Reviewed by John Orr
December 2003

Jeffery Deaver's ''The Vanished Man'' was one of the best novels I read in 2003, but one of my colleagues was disappointed by it. ''I like it when Deaver fucks with me, ya know?'' he said. ''And he didn't fuck with me enough in this one.''

Perhaps my fussy friend will be happier with ''Twisted,'' a collection of Deaver short stories that is, indeed, twisted.

In his foreword to this collection, Deaver says he adheres to conventions in his novels: ''Though I love to make evil appear to be good (and vice versa) and to dangle the potential for disaster before my readers, nonetheless, in the end, good is good and bad is bad, and good more or less prevails. Authors have a contract with their readers and I think too much of mine to have them invest their time, money and emotions in a full-length novel, only to leave them disappointed by a grim, cynical ending.

''With a 30-page short story, however, all bets are off.''

His novels are always full of twists and turns -- no other writer I've seen even comes close to confounding expectations as skillfully as does Deaver -- and in this collection, all of the stories have some kind of twist, at least at the end; and in a few, several twists.

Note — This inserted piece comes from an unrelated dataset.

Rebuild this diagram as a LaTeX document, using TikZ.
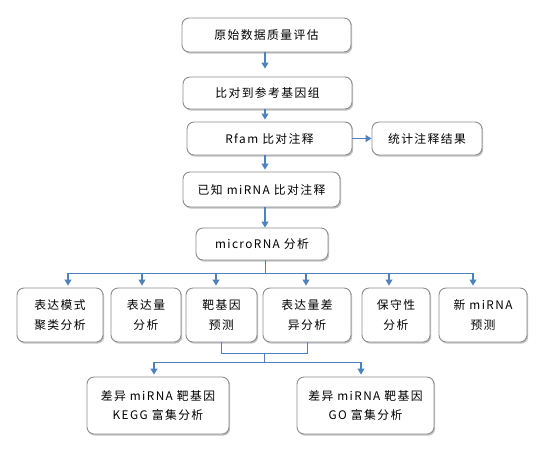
\documentclass[tikz,border=0pt]{standalone}
\usepackage{fontspec}
\usepackage{tikz}
\usetikzlibrary{positioning, arrows.meta, shadows}
\setmainfont{Noto Sans CJK SC}[LetterSpace=12]
\definecolor{boxborder}{HTML}{8C8C8C}
\definecolor{flowblue}{HTML}{4F81BD}

\begin{document}
\begin{tikzpicture}[
    x=1pt, y=-1pt,
    >={Triangle[width=7pt,length=6pt]},
    box/.style={draw=boxborder, rounded corners=7pt, fill=white, line width=0.9pt,
                align=center, inner sep=0pt, font=\fontsize{11.8}{19.5}\selectfont,
                drop shadow={shadow xshift=1.2pt, shadow yshift=-1.6pt, fill=black!40, opacity=0.6}},
    arr/.style={->, draw=flowblue, line width=1.1pt},
    link/.style={draw=flowblue, line width=1pt},
]
\useasboundingbox (0,0) rectangle (553,451);

% main chain
\node[box, minimum width=169pt, minimum height=34pt] (qc) at (266.5,35) {原始数据质量评估};
\node[box, minimum width=169pt, minimum height=32pt] (map) at (267.5,93) {比对到参考基因组};
\node[box, minimum width=165pt, minimum height=33pt] (rfam) at (269.5,138.5) {Rfam 比对注释};
\node[box, minimum width=110pt, minimum height=33pt] (stat) at (427,138.5) {统计注释结果};
\node[box, minimum width=157pt, minimum height=35pt] (known) at (261.5,189.5) {已知 miRNA 比对注释};
\node[box, minimum width=132pt, minimum height=32pt] (mir) at (262,244) {microRNA 分析};

\draw[arr, shorten >=8pt] (qc.south -| 265,0) -- (map.north -| 265,0);
\draw[arr, shorten >=2pt] (map.south -| 265,0) -- (rfam.north -| 265,0);
\draw[arr] (rfam) -- (stat);
\draw[arr, shorten >=2pt] (rfam.south -| 265,0) -- (known.north -| 265,0);
\draw[arr] (known.south -| 265,0) -- (mir.north -| 265,0);

% analysis row
\node[box, minimum width=86pt, minimum height=54pt] (clus) at (60,315) {表达模式\\聚类分析};
\node[box, minimum width=70pt, minimum height=54pt] (expr) at (146,315) {表达量\\分析};
\node[box, minimum width=71pt, minimum height=54pt] (tgt) at (221.5,315) {靶基因\\预测};
\node[box, minimum width=88pt, minimum height=54pt] (diff) at (307,315) {表达量差\\异分析};
\node[box, minimum width=68pt, minimum height=54pt] (cons) at (396,315) {保守性\\分析};
\node[box, minimum width=88pt, minimum height=54pt] (novel) at (483,315) {新 miRNA\\预测};

\coordinate (trunk) at (265,273);
\draw[link] (mir.south -| trunk) -- (trunk);
\draw[link] (68,273) -- (473,273);
\foreach \n/\x in {clus/68, expr/142, tgt/216, diff/306, cons/389, novel/473}{
  \coordinate (d\n) at (\x,273);
  \draw[arr, shorten >=2pt] (d\n) -- (d\n |- \n.north);
}

% enrichment
\node[box, minimum width=142pt, minimum height=57pt] (kegg) at (158,405.5) {差异 miRNA 靶基因\\KEGG 富集分析};
\node[box, minimum width=137pt, minimum height=57pt] (go) at (365.5,405.5) {差异 miRNA 靶基因\\GO 富集分析};

\coordinate (join) at (264,353);
\coordinate (split) at (264,362);
\coordinate (sl) at (154,362);
\coordinate (sr) at (361,362);
\draw[link] (tgt.south) |- (join) -| (diff.south);
\draw[link] (join) -- (split);
\draw[link] (sl) -- (sr);
\draw[arr, shorten >=2pt] (sl) -- (sl |- kegg.north);
\draw[arr, shorten >=2pt] (sr) -- (sr |- go.north);

\end{tikzpicture}
\end{document}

Indeed, all bets are off.

There are many domestic dispute tales, spousal homicides and so forth, but in none of them can the reader be sure who is plotting, abetting or murdering until the last word. There are many, many surprises. True to form, one of the very best of the stories features Deaver's cleverest creation, the wheelchair-bound and brilliant criminologist Lincoln Rhyme.

A very few of the tales are a little ham-handed by Deaver standards. Perhaps some of his earlier works, non-quite salvageable even by Deaver, who is a painstaking rewriter.

But most of them are involving and have such clever twists that they will bring a laugh from readers who really like it when Deaver fucks with them.